> [GIVEN INFORMATION]
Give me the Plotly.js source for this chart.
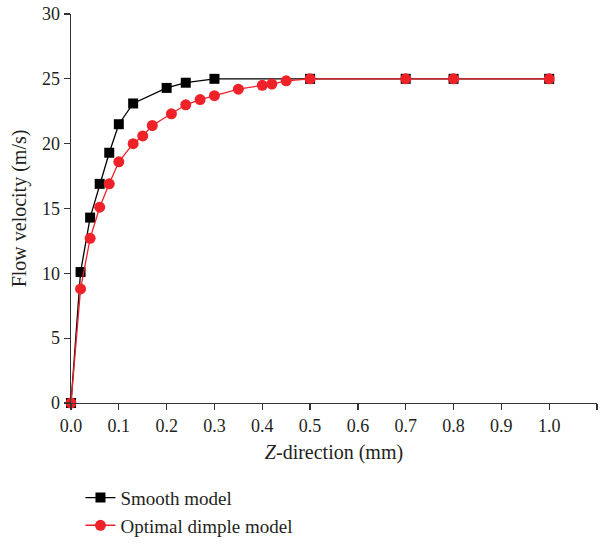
<!DOCTYPE html>
<html>
<head>
<meta charset="utf-8">
<script src="https://cdn.plot.ly/plotly-3.0.1.min.js"></script>
<style>html,body{margin:0;padding:0;background:#fff;}#chart{width:607px;height:544px;}</style>
</head>
<body>
<div id="chart"></div>
<script>
var smoothX = [0, 0.02, 0.04, 0.06, 0.08, 0.10, 0.13, 0.20, 0.24, 0.30, 0.50, 0.70, 0.80, 1.00];
var smoothY = [0, 10.1, 14.3, 16.9, 19.3, 21.5, 23.1, 24.3, 24.7, 25.0, 25.0, 25.0, 25.0, 25.0];
var dimpleX = [0, 0.02, 0.04, 0.06, 0.08, 0.10, 0.13, 0.15, 0.17, 0.21, 0.24, 0.27, 0.30, 0.35, 0.40, 0.42, 0.45, 0.50, 0.70, 0.80, 1.00];
var dimpleY = [0, 8.8, 12.7, 15.1, 16.9, 18.6, 20.0, 20.6, 21.4, 22.3, 23.0, 23.4, 23.7, 24.2, 24.5, 24.6, 24.85, 25.0, 25.0, 25.0, 25.0];
var xTicks = [0, 0.1, 0.2, 0.3, 0.4, 0.5, 0.6, 0.7, 0.8, 0.9, 1.0, 1.1];
var xTickText = ['0.0','0.1','0.2','0.3','0.4','0.5','0.6','0.7','0.8','0.9','1.0','1.1'];
var yTicks = [0, 5, 10, 15, 20, 25, 30];

var serif = 'Liberation Serif, Times New Roman, serif';
var txt = '#231f20';
var traces = [
  {x: smoothX, y: smoothY, name: 'Smooth model', mode: 'lines+markers', type: 'scatter',
   line: {color: '#000000', width: 1.3}, marker: {symbol: 'square', size: 10, color: '#000000'}, cliponaxis: false},
  {x: dimpleX, y: dimpleY, name: 'Optimal dimple model', mode: 'lines+markers', type: 'scatter',
   line: {color: '#ee2228', width: 1.3}, marker: {symbol: 'circle', size: 11, color: '#ee2228'}, cliponaxis: false}
];
var layout = {
  width: 607, height: 544,
  margin: {l: 71, r: 10, t: 14, b: 141, autoexpand: false},
  paper_bgcolor: '#ffffff', plot_bgcolor: '#ffffff',
  font: {family: serif, size: 18, color: txt},
  showlegend: true,
  legend: {x: 0.018, xanchor: 'left', yref: 'container', y: 0.12, yanchor: 'top', font: {family: serif, size: 19, color: txt},
           bgcolor: 'rgba(0,0,0,0)', tracegroupgap: 0},
  xaxis: {range: [0, 1.1], tickvals: xTicks, ticktext: xTickText, showgrid: false, zeroline: false, automargin: false,
          showline: true, linecolor: '#333333', linewidth: 1.3, ticks: 'outside', ticklen: 6, tickcolor: '#333333', tickwidth: 1.3,
          tickfont: {family: serif, size: 18, color: txt},
          title: {text: '<i>Z</i>-direction (mm)', font: {family: serif, size: 20, color: txt}, standoff: 10}},
  yaxis: {range: [0, 30], tickvals: yTicks, showgrid: false, zeroline: false, automargin: false,
          showline: true, linecolor: '#333333', linewidth: 1.3, ticks: 'outside', ticklen: 6, tickcolor: '#333333', tickwidth: 1.3,
          tickfont: {family: serif, size: 18, color: txt},
          title: {text: 'Flow velocity (m/s)', font: {family: serif, size: 20, color: txt}, standoff: 10}}
};
Plotly.newPlot('chart', traces, layout, {displayModeBar: false, staticPlot: true});
</script>
</body>
</html>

> [AIM] Show each line of the data that contains the string "chart".

> [EXPECTED ANSWER]
Give me the Plotly.js source for this chart.
<style>html,body{margin:0;padding:0;background:#fff;}#chart{width:607px;height:544px;}</style>
<div id="chart"></div>
Plotly.newPlot('chart', traces, layout, {displayModeBar: false, staticPlot: true});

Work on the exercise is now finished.